- Specialty: Gastroenterology

= Acute abdomen =

Sudden, severe abdominal pain

An acute abdomen refers to a sudden, severe abdominal pain. It is in many cases a medical emergency, requiring urgent and specific diagnosis. Several causes need immediate surgical treatment.

== Differential diagnosis ==
Common causes of an acute abdomen include a gastrointestinal perforation, peptic ulcer disease, mesenteric ischemia, acute cholecystitis, appendicitis, diverticulitis, pancreatitis, and an abdominal hemorrhage. However, this is a non-exhaustive list and other less common causes may also lead to an acute abdomen. In pregnant patient, a tubo-ovarian abscess, ruptured ovarian cyst or a ruptured ectopic pregnancy are common causes of an acute abdomen.

=== Ischemic acute abdomen ===
Vascular disorders are more likely to affect the small bowel than the large bowel. Arterial supply to the intestines is provided by the superior and inferior mesenteric arteries (SMA and IMA respectively), both of which are direct branches of the aorta.

Clinically, patients present with diffuse abdominal pain, bowel distention, and bloody diarrhea. On physical exam, bowel sounds will be absent. Laboratory tests reveal a neutrophilic leukocytosis, sometimes with a left shift, and increased serum amylase. Abdominal radiography will show many air-fluid levels, as well as widespread edema. Acute ischemic abdomen is a surgical emergency. Typically, treatment involves removal of the region of the bowel that has undergone infarction, and subsequent anastomosis of the remaining healthy tissue.

==Diagnosis==
Traditionally, the use of opiates or other pain medications in patients with an acute abdomen has been discouraged before the clinical examination because of the concern that pain medications may mask the signs and symptoms of the condition and therefore may lead to a delay in diagnosis. However, the scientific literature has shown that early administration of pain medications, including opiates, in those with acute abdomen does not lead to delayed diagnosis, delayed treatment or errors in management (the incorrect surgical treatment administered or performing un-necessary surgery). In a meta-analysis of those with acute appendicitis, early administration of opiates was found to alter treatment approach (with a slightly higher rate of appendectomy in those who received opiates) but diagnostic accuracy and surgical outcomes were unaffected by pain medication use. Clinical guidelines also recommend early analgesic use before a cause is established.

Medical imaging aids in the diagnosis of potential causes of an acute abdomen. A CT scan or ultrasound of the abdomen and pelvis are the preferred imaging modalities in the evaluate of an acute abdomen. The use of radiocontrast agents with CT scans improve diagnostic accuracy. Some authors advocate for the use of CT angiography with contrast of the abdomen and pelvis as the preferred imaging modality. An ultrasound is the preferred imaging modality in pregnant patients as CT scans expose the fetus to ionizing radiation which may lead to adverse pregnancy outcomes.
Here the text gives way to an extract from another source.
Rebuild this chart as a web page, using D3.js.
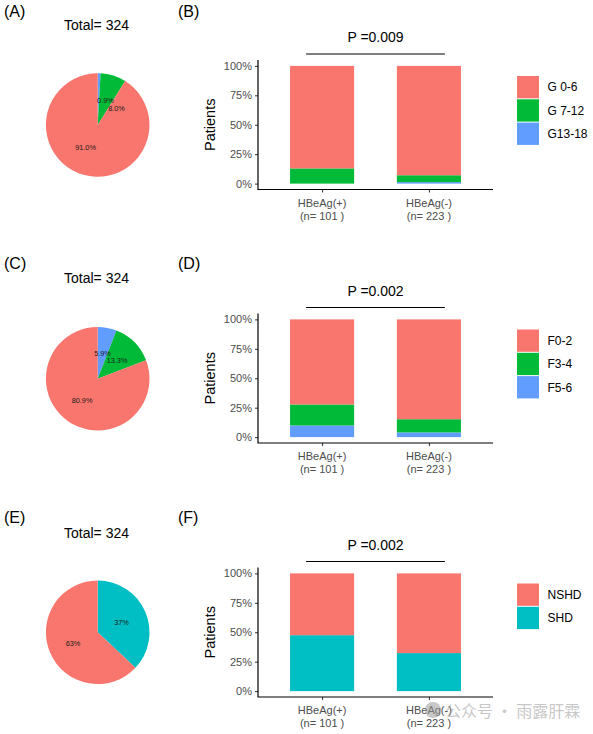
<!DOCTYPE html>
<html><head><meta charset="utf-8">
<script src="https://cdn.jsdelivr.net/npm/d3@7"></script>
<style>body{margin:0;background:#fff;} svg{display:block;font-family:"Liberation Sans",Arial,sans-serif;}</style>
</head><body>
<script>
// ---------- data ----------
const groups = ["HBeAg(+)", "HBeAg(-)"];
const groupN = [101, 223];
const total = 324;

const gradeLevels = ["G 0-6", "G 7-12", "G13-18"];
const gradePie = [91.0, 8.0, 0.9];
const gradePos = [87.1, 12.9, 0.0];
const gradeNeg = [92.9, 5.8, 1.3];
const gradeP = "P =0.009";

const fibLevels = ["F0-2", "F3-4", "F5-6"];
const fibPie = [80.9, 13.3, 5.9];
const fibPos = [72.3, 17.8, 9.9];
const fibNeg = [84.8, 11.2, 4.0];
const fibP = "P =0.002";

const shdLevels = ["NSHD", "SHD"];
const shdPie = [63, 37];
const shdPos = [52.5, 47.5];
const shdNeg = [67.7, 32.3];
const shdP = "P =0.002";

const pieLabelText = [["91.0%", "8.0%", "0.9%"], ["80.9%", "13.3%", "5.9%"], ["63%", "37%"]];
const yTicks = [0, 0.25, 0.5, 0.75, 1];

// ---------- layout ----------
const W = 593, H = 734;
const col3 = ["#F8766D", "#00BA38", "#619CFF"];
const col2 = ["#F8766D", "#00BFC4"];
const svg = d3.select("body").append("svg").attr("width", W).attr("height", H);

const rows = [
  {tag: ["(A)", "(B)"], tagY: 17, pieCy: 125, totalY: 29.5, top: 60, levels: gradeLevels, pie: gradePie, pos: gradePos, neg: gradeNeg, p: gradeP, colors: col3, labels: pieLabelText[0],
   nudge: [[-5, -2], [11, 8], [7, 1.5]]},
  {tag: ["(C)", "(D)"], tagY: 269, pieCy: 378.7, totalY: 283, top: 313.5, levels: fibLevels, pie: fibPie, pos: fibPos, neg: fibNeg, p: fibP, colors: col3, labels: pieLabelText[1],
   nudge: [[-1, 0], [1, 0], [0, 0]]},
  {tag: ["(E)", "(F)"], tagY: 523, pieCy: 632.3, totalY: 538, top: 567.5, levels: shdLevels, pie: shdPie, pos: shdPos, neg: shdNeg, p: shdP, colors: col2, labels: pieLabelText[2],
   nudge: [[-1, 1], [0, 0]]}
];

const pieCx = 97.7, pieR = 51.8;
const plotL = 258, plotR = 493, plotH = 129.5;

rows.forEach(row => {
  // panel tags
  svg.append("text").attr("x", 4).attr("y", row.tagY).attr("font-size", 16).attr("fill", "#000").text(row.tag[0]);
  svg.append("text").attr("x", 178).attr("y", row.tagY).attr("font-size", 16).attr("fill", "#000").text(row.tag[1]);

  // ---- pie ----
  svg.append("text").attr("x", 96.5).attr("y", row.totalY).attr("text-anchor", "middle")
    .attr("font-size", 14).attr("fill", "#000").text("Total= " + total);
  const n = row.levels.length;
  // stacking order: last level starts at 12 o'clock, clockwise
  const idx = d3.range(n).reverse();
  const pieData = [];
  let acc = 0;
  const sum = d3.sum(row.pie);
  idx.forEach(i => {
    const a0 = acc / sum * 2 * Math.PI;
    acc += row.pie[i];
    const a1 = acc / sum * 2 * Math.PI;
    pieData.push({i, startAngle: a0, endAngle: a1});
  });
  const arc = d3.arc().innerRadius(0).outerRadius(pieR);
  const pg = svg.append("g").attr("transform", `translate(${pieCx},${row.pieCy})`);
  pg.selectAll("path").data(pieData).join("path").attr("d", arc).attr("fill", d => row.colors[d.i]);
  pg.selectAll("text").data(pieData).join("text")
    .attr("x", d => arc.centroid(d)[0] + row.nudge[d.i][0])
    .attr("y", d => arc.centroid(d)[1] + row.nudge[d.i][1])
    .attr("text-anchor", "middle").attr("dy", "0.35em").attr("font-size", 7.3).attr("fill", "#1a1a1a")
    .text(d => row.labels[d.i]);

  // ---- stacked bar ----
  const x = d3.scaleLinear().domain([0.4, 2.6]).range([plotL, plotR]);
  const y = d3.scaleLinear().domain([-0.05, 1.05]).range([row.top + plotH, row.top]);
  const bw = 0.6;
  const g = svg.append("g");
  [row.pos, row.neg].forEach((vals, gi) => {
    let c = 0;
    const s = d3.sum(vals);
    for (let k = n - 1; k >= 0; k--) {
      const v0 = c / s, v1 = (c + vals[k]) / s;
      c += vals[k];
      if (vals[k] <= 0) continue;
      g.append("rect").attr("x", x(gi + 1 - bw / 2)).attr("width", x(gi + 1 + bw / 2) - x(gi + 1 - bw / 2))
        .attr("y", y(v1)).attr("height", y(v0) - y(v1)).attr("fill", row.colors[k]);
    }
  });
  // axes
  const yAxis = d3.axisLeft(y).tickValues(yTicks).tickFormat(d3.format(".0%")).tickSize(3).tickPadding(3);
  const ya = svg.append("g").attr("transform", `translate(${plotL},0)`).call(yAxis);
  const xAxis = d3.axisBottom(x).tickValues([1, 2]).tickFormat("").tickSize(3);
  const xa = svg.append("g").attr("transform", `translate(0,${row.top + plotH})`).call(xAxis);
  [ya, xa].forEach(a => {
    a.select(".domain").remove();
    a.selectAll(".tick line").attr("stroke", "#333").attr("stroke-width", 1);
    a.selectAll(".tick text").attr("fill", "#4D4D4D").attr("font-size", 11).attr("font-family", "Liberation Sans, Arial, sans-serif");
  });
  // axis lines
  svg.append("path").attr("d", `M${plotL},${row.top}V${row.top + plotH}H${plotR}`)
    .attr("fill", "none").attr("stroke", "#000").attr("stroke-width", 1.2);
  // x labels
  groups.forEach((gname, gi) => {
    const t = svg.append("text").attr("text-anchor", "middle").attr("font-size", 11).attr("fill", "#4D4D4D");
    t.append("tspan").attr("x", x(gi + 1)).attr("y", row.top + plotH + 17).text(gname);
    t.append("tspan").attr("x", x(gi + 1)).attr("y", row.top + plotH + 30).text("(n= " + groupN[gi] + " )");
  });
  // y title
  svg.append("text").attr("transform", `translate(215,${row.top + plotH / 2}) rotate(-90)`)
    .attr("text-anchor", "middle").attr("font-size", 14.5).attr("fill", "#000").text("Patients");
  // p value
  svg.append("line").attr("x1", x(0.85)).attr("x2", x(2.15)).attr("y1", row.top - 6).attr("y2", row.top - 6)
    .attr("stroke", "#000").attr("stroke-width", 1);
  svg.append("text").attr("x", x(1.5)).attr("y", row.top - 18).attr("text-anchor", "middle")
    .attr("font-size", 14).attr("fill", "#000").text(row.p);
  // legend
  const lg = svg.append("g").attr("transform", `translate(517,${row.top + 16})`);
  row.levels.forEach((lv, k) => {
    lg.append("rect").attr("x", 0).attr("y", k * 23.3).attr("width", 22).attr("height", 22.3)
      .attr("fill", row.colors[k]);
    lg.append("text").attr("x", 30.5).attr("y", k * 23.3 + 11.2).attr("dy", "0.35em")
      .attr("font-size", 12).attr("fill", "#000").text(lv);
  });
});

// watermark
const wm = svg.append("g").attr("opacity", 0.55);
wm.append("circle").attr("cx", 433).attr("cy", 710).attr("r", 8).attr("fill", "#9a9a9a");
wm.append("text").attr("x", 445).attr("y", 717).attr("font-size", 16)
  .attr("font-family", "Noto Sans CJK SC, sans-serif").attr("fill", "#9a9a9a").text("公众号 · 雨露肝霖");
</script>
</body></html>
An abdominal x-ray may show free air in the abdominal cavity due to a perforation in the gastrointestinal tract. However, abdominal x-ray is not recommended as part of the diagnostic evaluation in acute abdomen due to its low sensitivity and specificity. Delays in medical imaging acquisition and interpretation greater than 2 hours are associated with an increased risk of complications and death.

==Society and culture==
In a population based study of Medicare patients in the United States, Black patients who were admitted to the hospital for an acute abdomen requiring general surgery consultation were 14% less likely to receive surgical consultation as compared to White patients. These racial disparities in care persisted (with an 11% difference) when socioeconomic factors were standardized. In another population based study in the United States, Black patients and patients from other racial minority groups were 22-30% less likely to receive pain medication for an acute abdomen as compared to White patients.